Currently working on problem for a linear algebra class, but having a difficult time grasping eigenvalues. Here are the steps I'm doing:
$$A=\begin{bmatrix}-5 & 1 & 0 \\ 0 & -4 & 3 \\ 5 & 1 & 0\end{bmatrix}$$ $$\det(A-\lambda I_3)\rightarrow\begin{bmatrix}-5-\lambda & 1 & 0 \\ 0 & -4-\lambda & 3 \\ 5 & 1 & -\lambda\end{bmatrix}$$
Note: I unsure about the $-\lambda$ in the $0$ spot. I've been using this as a reference: https://math.dartmouth.edu/archive/m22s05/public_html/math_22_HW_8.pdf
To simplify, I chose to use Laplace expansion since we can begin from the $a_{2,1}$ index of the matrix.
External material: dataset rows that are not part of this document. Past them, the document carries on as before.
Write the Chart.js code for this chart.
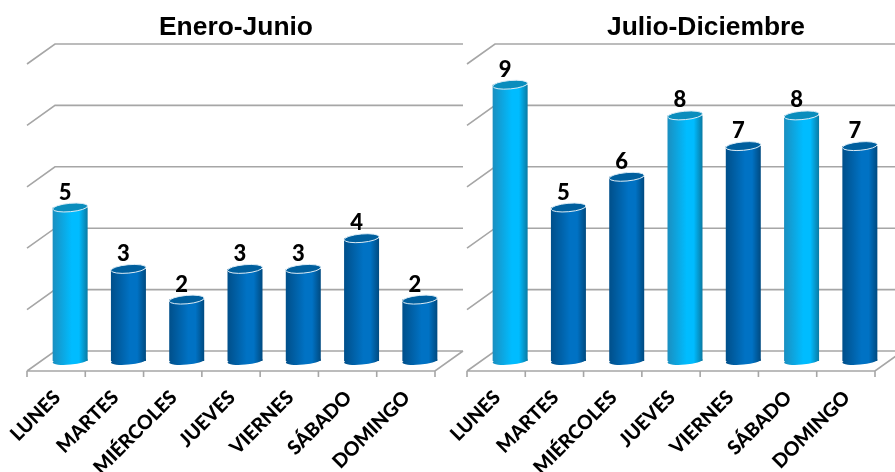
<!DOCTYPE html>
<html lang="es">
<head>
<meta charset="utf-8">
<title>Enero-Junio / Julio-Diciembre</title>
<script src="https://cdn.jsdelivr.net/npm/chart.js@4/dist/chart.umd.min.js"></script>
<style>
    html, body { margin: 0; padding: 0; background: #fff; overflow: hidden; }
    #page { position: relative; width: 895px; height: 472px; overflow: hidden; }
    canvas { position: absolute; top: 0; }
    h2 {
        position: absolute; top: 11px; margin: 0; text-align: center;
        font: bold 26.4px "Liberation Sans", Arial, sans-serif; color: #000; line-height: 30px;
    }
    #t1 { left: 0; width: 472px; }
    #t2 { left: 517px; width: 378px; }
    #c1 { left: -60px; }
    #c2 { left: 395px; }
</style>
</head>
<body>
<div id="page">
    <canvas id="c1" width="560" height="472"></canvas>
    <canvas id="c2" width="540" height="472"></canvas>
    <h2 id="t1">Enero-Junio</h2>
    <h2 id="t2">Julio-Diciembre</h2>
</div>
<script>
const categorias = ['LUNES', 'MARTES', 'MIÉRCOLES', 'JUEVES', 'VIERNES', 'SÁBADO', 'DOMINGO'];
const valoresEnero = [5, 3, 2, 3, 3, 4, 2];
const valoresJulio = [9, 5, 6, 8, 7, 8, 7];
const destacadosEnero = ['LUNES'];
const destacadosJulio = ['LUNES', 'JUEVES', 'SÁBADO'];

const DX = 14, DY = 10; // half of the fake 3D depth
const BAR_W = 35;

const claro = { edgeL: '#1a8fc0', mid: '#00bcff', edgeR: '#0a7aa3', top: '#0a8dbd' };
const oscuro = { edgeL: '#004f8a', mid: '#0072c4', edgeR: '#004a80', top: '#005f9e' };

function barGradient(ctx, x, pal) {
    const g = ctx.createLinearGradient(x - BAR_W / 2, 0, x + BAR_W / 2, 0);
    g.addColorStop(0, pal.edgeL);
    g.addColorStop(0.55, pal.mid);
    g.addColorStop(0.75, pal.mid);
    g.addColorStop(1, pal.edgeR);
    return g;
}

function paletteFor(chart, index) {
    return chart.options.destacados.includes(categorias[index]) ? claro : oscuro;
}

// walls, floor and gridlines, placed from the value scale
const grid3d = {
    id: 'grid3d',
    beforeDatasetsDraw(chart) {
        const { ctx, scales: { x, y } } = chart;
        const left = x.left, right = x.right;
        ctx.save();
        ctx.strokeStyle = '#a6a6a6';
        ctx.lineWidth = 1.6;
        ctx.beginPath();
        y.ticks.forEach(t => {
            const py = y.getPixelForValue(t.value);
            ctx.moveTo(left - DX, py + DY);
            ctx.lineTo(left + DX, py - DY);
            ctx.lineTo(right + DX, py - DY);
        });
        const floor = y.getPixelForValue(0);
        ctx.moveTo(left - DX, floor + DY);
        ctx.lineTo(right - DX, floor + DY);
        ctx.lineTo(right + DX, floor - DY);
        const step = (right - left) / categorias.length;
        for (let i = 0; i <= categorias.length; i++) {
            ctx.moveTo(left - DX + i * step, floor + DY);
            ctx.lineTo(left - DX + i * step, floor + DY + 6);
        }
        ctx.stroke();

        // rounded feet of the cylinders
        chart.getDatasetMeta(0).data.forEach((bar, i) => {
            ctx.fillStyle = barGradient(ctx, bar.x, paletteFor(chart, i));
            ctx.beginPath();
            ctx.ellipse(bar.x, floor, BAR_W / 2, 3.6, -0.09, 0, Math.PI * 2);
            ctx.fill();
        });
        ctx.restore();
    },
    afterDatasetsDraw(chart) {
        const { ctx } = chart;
        const values = chart.data.datasets[0].data;
        ctx.save();
        chart.getDatasetMeta(0).data.forEach((bar, i) => {
            ctx.beginPath();
            ctx.ellipse(bar.x, bar.y, BAR_W / 2, 4.2, -0.09, 0, Math.PI * 2);
            ctx.fillStyle = paletteFor(chart, i).top;
            ctx.fill();
            ctx.strokeStyle = '#dcecf6';
            ctx.lineWidth = 1;
            ctx.stroke();

            ctx.fillStyle = '#000';
            ctx.font = '900 22px Lato, sans-serif';
            ctx.textAlign = 'center';
            ctx.textBaseline = 'middle';
            ctx.fillText(values[i], bar.x - 5, bar.y - 15);
        });
        ctx.restore();
    }
};

function barFill(c) {
    const x = c.chart.scales.x.getPixelForValue(c.dataIndex);
    if (!Number.isFinite(x)) return oscuro.mid; // scales not laid out yet
    return barGradient(c.chart.ctx, x, paletteFor(c.chart, c.dataIndex));
}

function makeChart(id, valores, destacados, padLeft, padRight) {
    return new Chart(document.getElementById(id), {
        type: 'bar',
        data: {
            labels: categorias,
            datasets: [{
                data: valores,
                categoryPercentage: BAR_W / 58.3,
                barPercentage: 1,
                borderWidth: 0,
                backgroundColor: barFill
            }]
        },
        options: {
            destacados,
            responsive: false,
            animation: false,
            layout: { padding: { top: 54, left: padLeft, right: padRight, bottom: 0 } },
            plugins: { legend: { display: false }, tooltip: { enabled: false }, title: { display: false } },
            scales: {
                x: {
                    afterFit: s => { s.height = 111; },
                    grid: { display: false, drawTicks: false },
                    border: { display: false },
                    ticks: {
                        color: '#000',
                        font: { family: 'Lato, sans-serif', weight: '900', size: 19.5 },
                        minRotation: 45, maxRotation: 45,
                        autoSkip: false,
                        padding: 25,
                        labelOffset: -DX + 1
                    }
                },
                y: { display: false, min: 0, max: 10, ticks: { stepSize: 2 } }
            }
        },
        plugins: [grid3d]
    });
}

makeChart('c1', valoresEnero, destacadosEnero, 101, 51);
makeChart('c2', valoresJulio, destacadosJulio, 86, 46);
</script>
</body>
</html>
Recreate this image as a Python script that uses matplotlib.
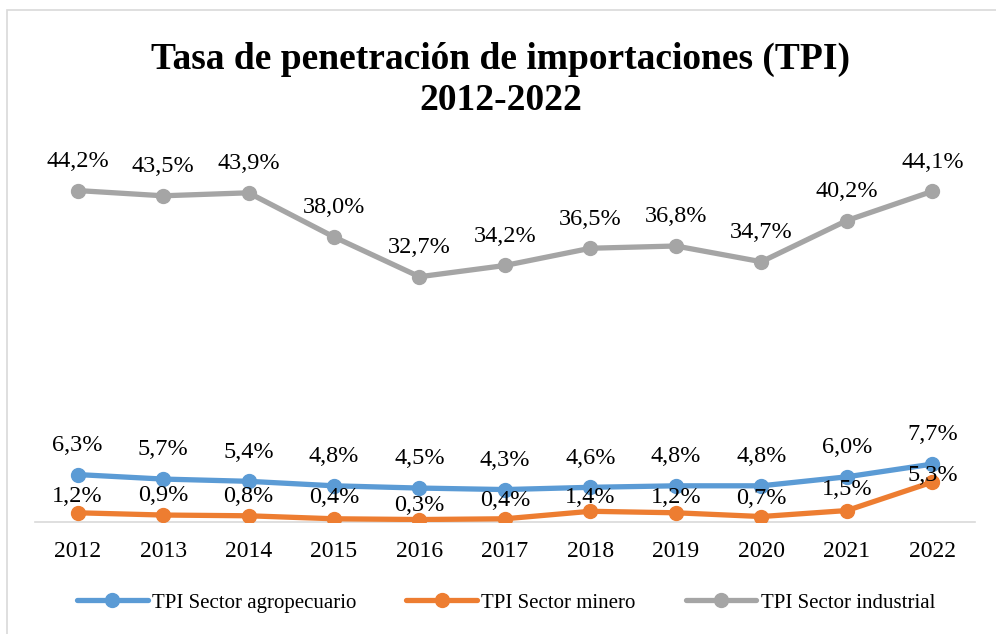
import matplotlib.pyplot as plt
from matplotlib.patches import Rectangle

# -----------------------------
# Data
# -----------------------------
years = ["2012", "2013", "2014", "2015", "2016", "2017", "2018", "2019", "2020", "2021", "2022"]
agro = [6.3, 5.7, 5.4, 4.8, 4.5, 4.3, 4.6, 4.8, 4.8, 6.0, 7.7]
minero = [1.2, 0.9, 0.8, 0.4, 0.3, 0.4, 1.4, 1.2, 0.7, 1.5, 5.3]
industrial = [44.2, 43.5, 43.9, 38.0, 32.7, 34.2, 36.5, 36.8, 34.7, 40.2, 44.1]

plt.rcParams['font.family'] = ['Liberation Serif', 'DejaVu Serif']

fig = plt.figure(figsize=(9.96, 6.34), dpi=100, facecolor='white')
ax = fig.add_axes([0.035, 0.177, 0.944, 0.591])

x = range(len(years))
series = [
    (agro, "#5B9BD5", "TPI Sector agropecuario"),
    (minero, "#ED7D31", "TPI Sector minero"),
    (industrial, "#A5A5A5", "TPI Sector industrial"),
]
for vals, col, name in series:
    ax.plot(x, vals, color=col, linewidth=3.8, marker='o', markersize=10,
            label=name, solid_capstyle='round', zorder=3)

def fmt(v):
    return f"{v:.1f}%".replace(".", ",")

# label offsets in points
for i, v in enumerate(industrial):
    ax.annotate(fmt(v), (i, v), xytext=(0, 21), textcoords='offset points',
                ha='center', va='center', fontsize=17.5)
for i, v in enumerate(agro):
    ax.annotate(fmt(v), (i, v), xytext=(0, 21), textcoords='offset points',
                ha='center', va='center', fontsize=17.5)
min_off = [12, 14, 14, 15, 10, 13, 10, 11, 13, 15, 5]
for i, v in enumerate(minero):
    ax.annotate(fmt(v), (i, v), xytext=(0, min_off[i]), textcoords='offset points',
                ha='center', va='center', fontsize=17.5)

ax.set_xlim(-0.5, len(years) - 0.5)
ax.set_ylim(0, 50)
ax.set_xticks(list(x))
ax.set_xticklabels(years, fontsize=17)
ax.set_yticks([])
ax.tick_params(axis='x', length=0, pad=14)
for s in ["top", "right", "left"]:
    ax.spines[s].set_visible(False)
ax.spines["bottom"].set_color("#D9D9D9")
ax.spines["bottom"].set_linewidth(1.2)

fig.text(0.503, 0.907, "Tasa de penetración de importaciones (TPI)",
         ha='center', va='center', fontsize=27, fontweight='bold')
fig.text(0.503, 0.841, "2012-2022", ha='center', va='center',
         fontsize=27, fontweight='bold')

fig.legend(loc='center', bbox_to_anchor=(0.508, 0.049), ncol=3, frameon=False,
           fontsize=15, handlelength=3.4, columnspacing=2.4, handletextpad=0.2)

fig.patches.append(Rectangle((0.007, -0.01), 1.0, 0.994, transform=fig.transFigure,
                             fill=False, edgecolor="#D9D9D9", linewidth=1.2))

plt.savefig("out.png", dpi=100)
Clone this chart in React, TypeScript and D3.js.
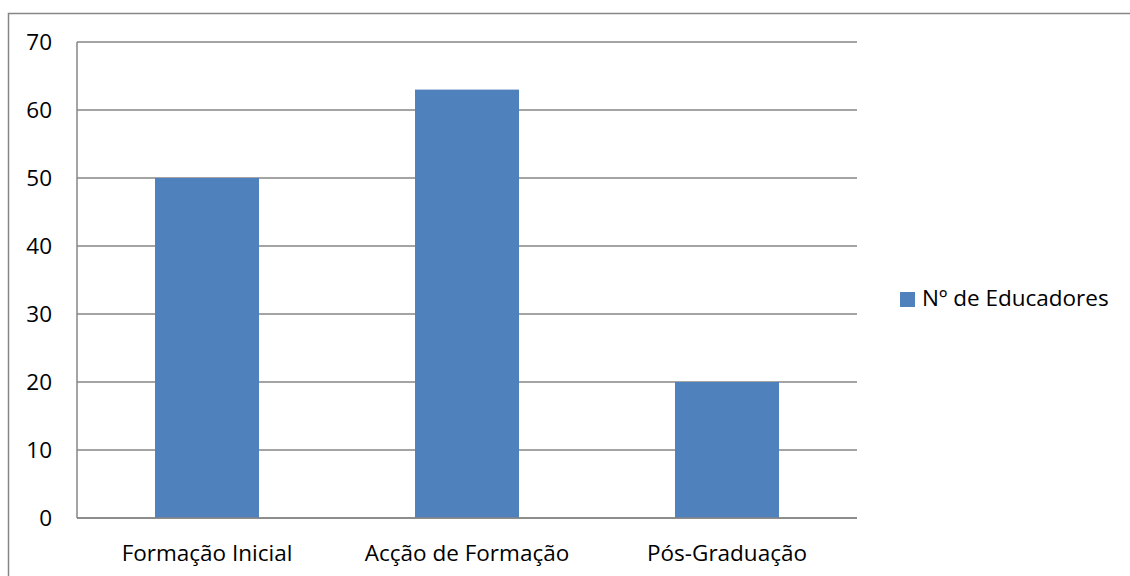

$$0\times \det\begin{bmatrix}1 & 0 \\ 1 & -\lambda\end{bmatrix}+(-4-\lambda)\times \det\begin{bmatrix}-5-\lambda & 0 \\ 5 & -\lambda\end{bmatrix}+3\times \det\begin{bmatrix}-5-\lambda & 1 \\ 5 & 1\end{bmatrix}$$
Simplifying we get $$(-4-\lambda)\times \det\begin{bmatrix}-5-\lambda & 0 \\ 5 & -\lambda\end{bmatrix}+3\times \det\begin{bmatrix}-5-\lambda & 1 \\ 5 & 1\end{bmatrix}$$
Number crunching, we get:
$$(-4-\lambda)(-5-\lambda)(-\lambda)+3(-5-\lambda)-5=-(\lambda^3+9\lambda^2+23\lambda+20)$$
Yet, I'm getting the incorrect answer. Am I performing the Laplace expansion correctly? Is there a hole in my process somewhere? Is it correct to replace a $0$ on the diagonal with $-\lambda$? If so, why?
I see two errors.
$-0\times \det\begin{bmatrix}1 & 0 \\ 1 & -\lambda\end{bmatrix}+(-4-\lambda)\times \det\begin{bmatrix}-5-\lambda & 0 \\ 5 & -\lambda\end{bmatrix}-3\times \det\begin{bmatrix}-5-\lambda & 1 \\ 5 & 1\end{bmatrix}$
and
$(-4-\lambda)(-5-\lambda)(-\lambda)-3(-5-\lambda-5)$